Detrás de cualquier esquina o arbusto –por pequeño que sea–, entre contenedores de basura o simplemente arrimado a una pared, cualquier espacio es “bueno” para orinar en la vía pública; incluso si donde se micciona existe algún cartel de prohibición al respecto.
A quien incurre en este tipo de acto no le preocupa si está rodeado o no de personas, díganse de manera excepcional mujeres o niños pequeños, porque si quienes lo circundan son hombres no importa, se está en confianza.
Tiempo atrás tal espectáculo era altamente repudiado, y no digo que ahora no lo sea, sino que con el tiempo la sociedad se ha vuelto mucho más permisiva y tolerante con estas indisciplinas… casi al punto de verlas como normal.
Basta mirar al otro lado y seguir de largo.
Tales hábitos comienzan en los varones desde pequeños, pues a falta de urinarios o baños públicos, las madres rápidas y resolutivas agarran el pipi del infante y allá va el chorro.
Digamos que esto último a veces nos causa cierta risa por algo determinado, aun cuando no debería ser gracioso, porque lo risible puede convertirse en permisibilidad, y tales hábitos al crecer quedan como costumbres.
Por supuesto, generalizar también es equivocarse, pues la madre de este escriba al salir de casa siempre “le leía la cartilla” y alertaba ferozmente “toma agua y orina antes de salir que el viaje es largo”.
Quizás durante mi infancia vi cruel tales palabras, pero al hacerlo, mi madre, mujer recta, iba conformando mi personalidad al tiempo que me inculcaba disciplina, civismo, responsabilidad y respeto.
Si miramos un poco más atrás en el tiempo, como antiguamente esgrimía, era casi insólito ver a alguien orinando a plena luz del día, mucho menos donde pudieran pillarlo infraganti.
De ocurrir, la generalidad del asunto recaía en personas mayores, a las que, por su avanzada edad y padecimientos no podían hacer otra cosa que evacuar tal necesidad fisiológica.

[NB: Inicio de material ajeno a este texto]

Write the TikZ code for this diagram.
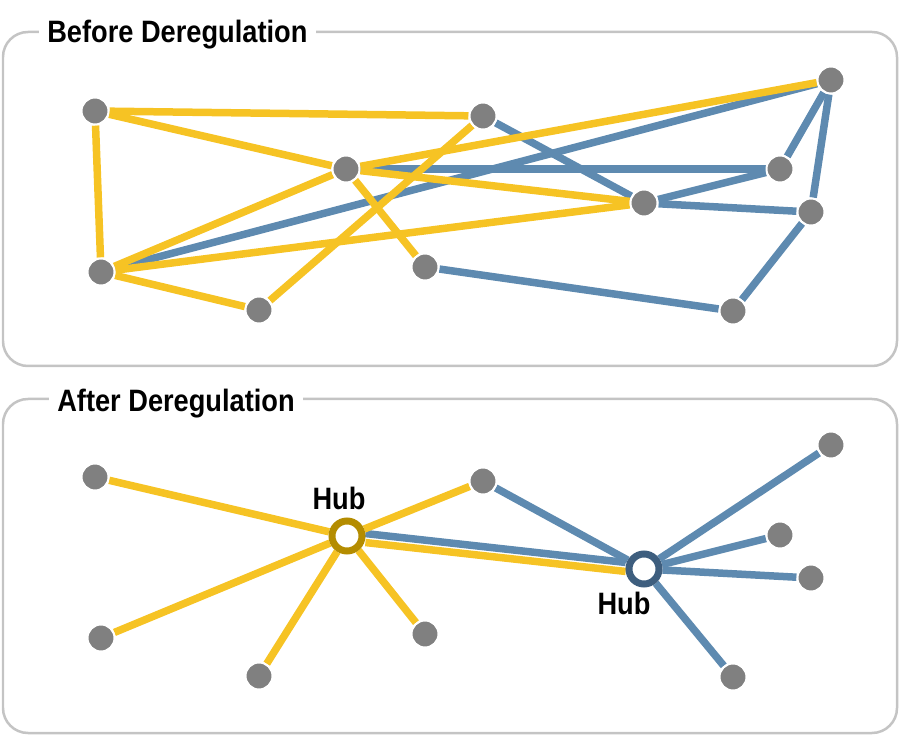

De forma personal pienso que hemos llegado a un punto en el que la desidia e impunidad priman sobre tal asunto; cuestión que más temprano que tarde debería ser tomada a seria consideración.
Recordemos que más que un problema de moral y respeto, estos “riachuelos amarillos” también generan focos de hedor e insalubridad.
Y pudiera ser cierto, quizás remanezcan algunos que esgriman que el problema es debido a la falta de baños públicos y que hay que orinar en alguna parte, ¿no? Pues no.
Para que se tenga una idea, no son pocos los países que han optado por mano dura ante el fenómeno.
Ejemplos sobran: en la ciudad estadounidense de Los Ángeles, quien se atreva a hacerlo es multado con 1 000 dólares y encarcelado durante seis meses; en Chile se pena al infractor con poco más de dos meses de cárcel; en Argentina con multas de hasta 15 000 pesos.
En Hamburgo y Lisboa las autoridades cubren con pintura hidrofóbica las paredes más frecuentadas, de forma tal que cuando el orine choca contra esta pintura, se repele y el líquido cae sobre los zapatos de quien infringe.
Por último, en España por orinar, escupir o defecar en la calle la multa asciende hasta 500 euros. Más que indisciplina social, esto es un delito, y aunque soy de los que piensan que es mejor la educación ciudadana que la multa, en el caso que nos ocupa las palabras no son suficientes.